>> start Information supplied

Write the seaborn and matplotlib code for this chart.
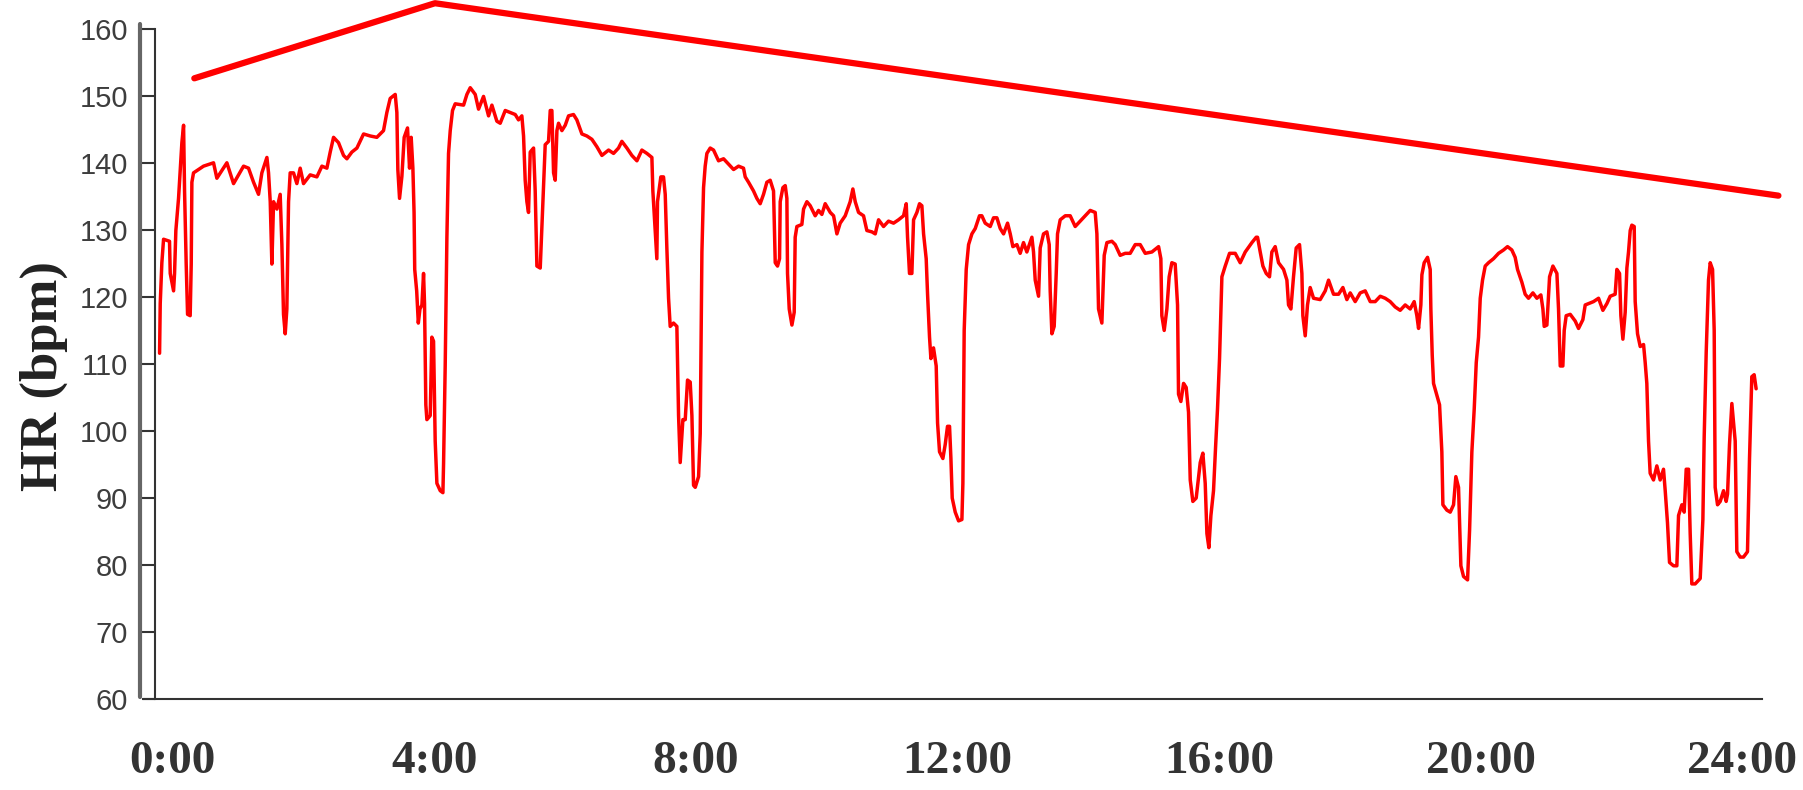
import matplotlib
matplotlib.use("Agg")
import matplotlib.pyplot as plt
import matplotlib.transforms as mtransforms
import seaborn as sns
import pandas as pd

# heart rate trace (hours, bpm)
trace_hours = [
    -0.201, -0.191, -0.166, -0.140, -0.049, -0.038, 0.013, 0.028, 0.048, 0.089,
    0.115, 0.140, 0.166, 0.181, 0.206, 0.227, 0.267, 0.283, 0.293, 0.318,
    0.471, 0.624, 0.675, 0.828, 0.930, 1.083, 1.159, 1.236, 1.312, 1.363,
    1.440, 1.465, 1.491, 1.516, 1.542, 1.593, 1.643, 1.669, 1.694, 1.720,
    1.745, 1.771, 1.796, 1.847, 1.898, 1.949, 2.000, 2.102, 2.204, 2.281,
    2.357, 2.408, 2.459, 2.535, 2.612, 2.663, 2.739, 2.816, 2.918, 3.020,
    3.121, 3.223, 3.274, 3.325, 3.402, 3.427, 3.442, 3.468, 3.504, 3.539,
    3.590, 3.621, 3.646, 3.672, 3.690, 3.700, 3.730, 3.755, 3.780, 3.810,
    3.835, 3.850, 3.870, 3.886, 3.937, 3.962, 3.988, 4.013, 4.039, 4.090,
    4.131, 4.141, 4.166, 4.192, 4.217, 4.243, 4.278, 4.319, 4.447, 4.498,
    4.549, 4.625, 4.676, 4.752, 4.829, 4.880, 4.956, 5.007, 5.084, 5.160,
    5.237, 5.287, 5.338, 5.364, 5.389, 5.415, 5.440, 5.466, 5.517, 5.542,
    5.568, 5.619, 5.644, 5.670, 5.695, 5.746, 5.772, 5.797, 5.823, 5.848,
    5.874, 5.899, 5.950, 6.001, 6.052, 6.128, 6.179, 6.256, 6.332, 6.409,
    6.485, 6.562, 6.664, 6.740, 6.816, 6.867, 6.944, 7.020, 7.097, 7.173,
    7.250, 7.326, 7.341, 7.377, 7.402, 7.412, 7.463, 7.504, 7.530, 7.555,
    7.581, 7.606, 7.657, 7.708, 7.734, 7.759, 7.800, 7.836, 7.871, 7.912,
    7.938, 7.963, 7.989, 8.040, 8.065, 8.091, 8.116, 8.141, 8.167, 8.218,
    8.269, 8.345, 8.422, 8.498, 8.575, 8.651, 8.727, 8.753, 8.804, 8.880,
    8.931, 8.982, 9.033, 9.084, 9.135, 9.186, 9.196, 9.212, 9.247, 9.278,
    9.288, 9.329, 9.365, 9.390, 9.400, 9.426, 9.467, 9.502, 9.517, 9.543,
    9.619, 9.645, 9.696, 9.747, 9.823, 9.874, 9.925, 9.976, 10.053, 10.104,
    10.155, 10.205, 10.282, 10.358, 10.399, 10.435, 10.486, 10.562, 10.613, 10.690,
    10.741, 10.792, 10.868, 10.944, 11.021, 11.097, 11.174, 11.215, 11.235, 11.265,
    11.301, 11.327, 11.378, 11.418, 11.454, 11.480, 11.520, 11.541, 11.571, 11.592,
    11.632, 11.673, 11.694, 11.724, 11.775, 11.811, 11.846, 11.877, 11.898, 11.918,
    11.964, 12.015, 12.066, 12.081, 12.101, 12.132, 12.168, 12.219, 12.270, 12.335,
    12.371, 12.422, 12.499, 12.550, 12.601, 12.652, 12.703, 12.764, 12.805, 12.845,
    12.907, 12.957, 13.008, 13.059, 13.136, 13.161, 13.187, 13.238, 13.263, 13.314,
    13.365, 13.401, 13.416, 13.442, 13.477, 13.508, 13.528, 13.569, 13.646, 13.722,
    13.798, 13.875, 13.951, 14.028, 14.104, 14.130, 14.155, 14.206, 14.242, 14.283,
    14.359, 14.410, 14.486, 14.563, 14.639, 14.716, 14.792, 14.869, 14.971, 15.073,
    15.108, 15.123, 15.159, 15.200, 15.235, 15.276, 15.327, 15.363, 15.378, 15.414,
    15.455, 15.495, 15.531, 15.557, 15.597, 15.648, 15.710, 15.750, 15.786, 15.812,
    15.842, 15.873, 15.913, 15.944, 15.974, 16.005, 16.025, 16.041, 16.092, 16.158,
    16.245, 16.321, 16.398, 16.500, 16.566, 16.586, 16.627, 16.668, 16.719, 16.769,
    16.805, 16.856, 16.907, 16.984, 17.035, 17.060, 17.096, 17.136, 17.177, 17.228,
    17.264, 17.279, 17.315, 17.350, 17.391, 17.442, 17.544, 17.621, 17.672, 17.748,
    17.825, 17.891, 17.952, 18.003, 18.079, 18.156, 18.232, 18.309, 18.385, 18.462,
    18.538, 18.614, 18.691, 18.767, 18.844, 18.920, 18.981, 19.022, 19.048, 19.083,
    19.099, 19.134, 19.185, 19.226, 19.236, 19.257, 19.277, 19.318, 19.369, 19.404,
    19.420, 19.481, 19.532, 19.583, 19.618, 19.659, 19.675, 19.695, 19.736, 19.797,
    19.828, 19.863, 19.899, 19.930, 19.965, 19.991, 20.026, 20.067, 20.118, 20.194,
    20.271, 20.347, 20.408, 20.474, 20.525, 20.561, 20.627, 20.678, 20.729, 20.796,
    20.857, 20.918, 20.949, 20.969, 21.010, 21.051, 21.102, 21.163, 21.188, 21.214,
    21.254, 21.275, 21.305, 21.367, 21.443, 21.494, 21.560, 21.596, 21.647, 21.723,
    21.800, 21.866, 21.927, 21.978, 22.054, 22.080, 22.121, 22.141, 22.172, 22.207,
    22.233, 22.258, 22.284, 22.309, 22.345, 22.360, 22.396, 22.437, 22.488, 22.513,
    22.538, 22.564, 22.589, 22.640, 22.691, 22.742, 22.793, 22.819, 22.854, 22.885,
    22.946, 22.997, 23.023, 23.074, 23.109, 23.140, 23.176, 23.201, 23.226, 23.277,
    23.354, 23.395, 23.415, 23.446, 23.481, 23.507, 23.543, 23.568, 23.583, 23.619,
    23.660, 23.711, 23.751, 23.772, 23.802, 23.838, 23.889, 23.914, 23.965, 24.016,
    24.077, 24.108, 24.143, 24.179, 24.209,
]
trace_bpm = [
    111.6, 119.0, 125.1, 128.6, 128.3, 123.5, 120.9, 123.5, 129.9, 134.7,
    139.0, 143.0, 145.6, 135.8, 124.9, 117.4, 117.2, 124.9, 137.1, 138.5,
    139.5, 140.0, 137.7, 140.0, 136.9, 139.5, 139.2, 137.1, 135.3, 138.5,
    140.8, 138.5, 134.2, 124.9, 134.2, 133.1, 135.3, 127.8, 117.4, 114.5,
    118.2, 134.2, 138.5, 138.5, 136.9, 139.2, 136.9, 138.2, 137.9, 139.5,
    139.2, 141.6, 143.8, 143.0, 141.1, 140.6, 141.6, 142.2, 144.3, 144.0,
    143.8, 144.8, 147.5, 149.6, 150.2, 147.5, 139.0, 134.7, 138.0, 143.8,
    145.2, 139.2, 143.8, 139.2, 132.6, 124.1, 120.9, 116.1, 118.2, 118.8,
    123.5, 119.0, 103.9, 101.7, 102.3, 114.0, 113.4, 98.5, 92.2, 91.1,
    90.8, 95.1, 109.7, 128.9, 141.4, 144.8, 147.8, 148.8, 148.6, 150.2,
    151.2, 150.2, 148.0, 149.9, 147.0, 148.6, 146.2, 145.9, 147.8, 147.5,
    147.2, 146.4, 147.0, 144.0, 137.4, 134.2, 132.6, 141.6, 142.2, 135.8,
    124.6, 124.3, 130.5, 136.6, 142.7, 143.2, 147.8, 147.8, 138.5, 137.4,
    144.8, 145.9, 144.8, 145.6, 147.0, 147.2, 146.4, 144.3, 144.0, 143.5,
    142.4, 141.1, 141.9, 141.4, 142.2, 143.2, 142.2, 141.1, 140.3, 141.9,
    141.4, 140.8, 135.8, 129.9, 125.7, 134.2, 137.9, 137.9, 135.3, 127.3,
    119.8, 115.6, 116.1, 115.6, 102.3, 95.3, 101.7, 101.7, 107.6, 107.3,
    102.3, 91.9, 91.6, 93.2, 99.6, 126.7, 136.3, 139.5, 141.4, 142.2,
    141.9, 140.3, 140.6, 139.8, 139.0, 139.5, 139.2, 137.9, 137.1, 135.8,
    134.7, 133.9, 135.3, 137.1, 137.4, 135.8, 131.5, 125.1, 124.6, 125.7,
    134.2, 136.3, 136.6, 134.7, 123.5, 118.2, 115.8, 117.7, 128.9, 130.5,
    130.8, 133.1, 134.2, 133.6, 132.1, 132.9, 132.3, 133.9, 132.6, 132.1,
    129.4, 131.0, 132.1, 134.2, 136.1, 134.2, 132.6, 132.1, 129.9, 129.7,
    129.4, 131.5, 130.5, 131.3, 131.0, 131.5, 132.1, 133.9, 128.9, 123.5,
    123.5, 131.5, 132.6, 133.9, 133.6, 129.4, 125.7, 120.4, 114.0, 110.8,
    112.4, 109.7, 101.2, 96.9, 95.9, 98.0, 100.7, 100.7, 95.9, 90.0,
    87.9, 86.6, 86.8, 92.2, 115.0, 124.1, 127.8, 129.4, 130.2, 132.1,
    132.1, 131.0, 130.5, 131.8, 131.8, 130.2, 129.4, 131.0, 129.4, 127.5,
    127.8, 126.5, 128.1, 126.7, 128.9, 126.7, 122.5, 120.1, 127.3, 129.4,
    129.7, 127.8, 120.9, 114.5, 115.6, 123.5, 129.4, 131.5, 132.1, 132.1,
    130.5, 131.3, 132.1, 132.9, 132.6, 129.4, 118.2, 116.1, 126.2, 128.1,
    128.3, 127.8, 126.2, 126.5, 126.5, 127.8, 127.8, 126.5, 126.7, 127.5,
    125.7, 117.2, 115.0, 118.2, 123.0, 125.1, 124.9, 118.8, 105.5, 104.4,
    107.1, 106.5, 102.8, 92.7, 89.5, 90.0, 95.3, 96.7, 92.2, 84.7,
    82.6, 87.4, 91.1, 97.5, 103.3, 110.8, 117.7, 123.0, 124.6, 126.5,
    126.5, 125.1, 126.7, 128.1, 128.9, 128.9, 126.7, 124.6, 123.5, 123.0,
    126.7, 127.5, 125.1, 124.1, 122.5, 118.8, 118.2, 123.0, 127.3, 127.8,
    123.5, 117.2, 114.2, 118.8, 121.4, 119.8, 119.6, 120.9, 122.5, 120.4,
    120.4, 121.4, 119.6, 120.6, 119.3, 120.6, 120.9, 119.3, 119.3, 120.1,
    119.8, 119.3, 118.5, 118.0, 118.8, 118.2, 119.3, 117.2, 115.3, 118.8,
    123.3, 125.1, 125.9, 124.1, 118.2, 111.3, 107.1, 105.7, 103.9, 96.9,
    89.0, 88.2, 87.9, 89.0, 93.2, 91.6, 86.3, 79.9, 78.3, 77.8,
    85.2, 96.9, 103.3, 110.2, 114.0, 119.8, 122.5, 124.6, 125.1, 125.7,
    126.5, 127.0, 127.5, 127.0, 125.9, 124.1, 122.2, 120.4, 119.8, 120.6,
    119.8, 120.3, 118.2, 115.6, 115.8, 123.0, 124.6, 123.5, 118.2, 109.7,
    109.7, 115.0, 117.2, 117.4, 116.4, 115.3, 116.6, 118.8, 119.0, 119.3,
    119.8, 118.0, 119.0, 120.1, 120.4, 124.1, 123.5, 117.2, 113.7, 117.7,
    124.3, 126.7, 129.9, 130.7, 130.5, 119.3, 114.5, 112.6, 112.9, 110.2,
    107.1, 98.5, 93.7, 92.7, 94.8, 92.7, 94.3, 91.1, 86.3, 80.4,
    79.9, 79.9, 87.4, 89.0, 87.9, 94.3, 94.3, 84.7, 77.2, 77.2,
    78.0, 86.8, 99.1, 111.8, 122.5, 125.1, 124.1, 115.0, 91.6, 89.0,
    89.5, 91.1, 89.5, 90.6, 98.0, 104.1, 98.5, 82.0, 81.2, 81.2,
    82.0, 95.9, 108.1, 108.4, 106.3,
]

# upper line drawn over the trace
peak_hours = [0.33, 4.01, 24.55]
peak_bpm = [152.6, 163.8, 135.1]

y_ticks = [60, 70, 80, 90, 100, 110, 120, 130, 140, 150, 160]
x_ticks = [0, 4, 8, 12, 16, 20, 24]
x_labels = ["0:00", "4:00", "8:00", "12:00", "16:00", "20:00", "24:00"]

sns.set_theme(style="white")

fig = plt.figure(figsize=(18.03, 7.9), dpi=100)
ax = fig.add_axes([0.0860, 0.1149, 0.8913, 0.8851])

df = pd.DataFrame({"hour": trace_hours, "hr": trace_bpm})
sns.lineplot(data=df, x="hour", y="hr", color="#ff0000", linewidth=2.5,
             estimator=None, sort=False, ax=ax)

peak_df = pd.DataFrame({"hour": peak_hours, "hr": peak_bpm})
sns.lineplot(data=peak_df, x="hour", y="hr", color="#ff0000", linewidth=4.5,
             estimator=None, sort=False, ax=ax)
ax.lines[-1].set_clip_on(False)

ax.set_xlim(-0.27, 24.30)
ax.set_ylim(60, 164.28)

for side in ["top", "right"]:
    ax.spines[side].set_visible(False)
ax.spines["left"].set_color("#333333")
ax.spines["left"].set_linewidth(1.5)
ax.spines["left"].set_bounds(60, 160)
ax.spines["bottom"].set_color("#333333")
ax.spines["bottom"].set_linewidth(1.5)
ax.spines["bottom"].set_bounds(-0.436, 24.30)

# second (grey) axis rule left of the spine, as in the scan
trans = mtransforms.blended_transform_factory(ax.transAxes, ax.transData)
ax.plot([-0.0092, -0.0092], [60.3, 160.7], transform=trans, color="#666666",
        linewidth=3, clip_on=False)

ax.set_yticks(y_ticks)
ax.tick_params(axis="y", direction="out", length=9.1, width=1.5, color="#333333",
               pad=10.3, labelsize=21, labelcolor="#3d3d3d", left=True)
for lab in ax.get_yticklabels():
    lab.set_fontfamily("Liberation Sans")

ax.set_xticks(x_ticks, x_labels)
ax.tick_params(axis="x", length=0, pad=30)
for lab in ax.get_xticklabels():
    lab.set_fontfamily("Liberation Serif")
    lab.set_fontweight("bold")
    lab.set_fontsize(34)
    lab.set_color("#333333")

ax.set_xlabel("")
ax.set_ylabel("HR (bpm)", fontsize=38, fontweight="bold",
              family="Liberation Serif", color="#222222")
ax.yaxis.set_label_coords(-0.0543, 0.462)
ax.grid(False)

fig.savefig("out.png", dpi=100, facecolor="white")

>> end Information supplied

Give again, exactly, the lines from the start of the data through the one holding "import pandas as pd"; omit the pictures.

- _Exercise response_
Write the seaborn and matplotlib code for this chart.
import matplotlib
matplotlib.use("Agg")
import matplotlib.pyplot as plt
import matplotlib.transforms as mtransforms
import seaborn as sns
import pandas as pd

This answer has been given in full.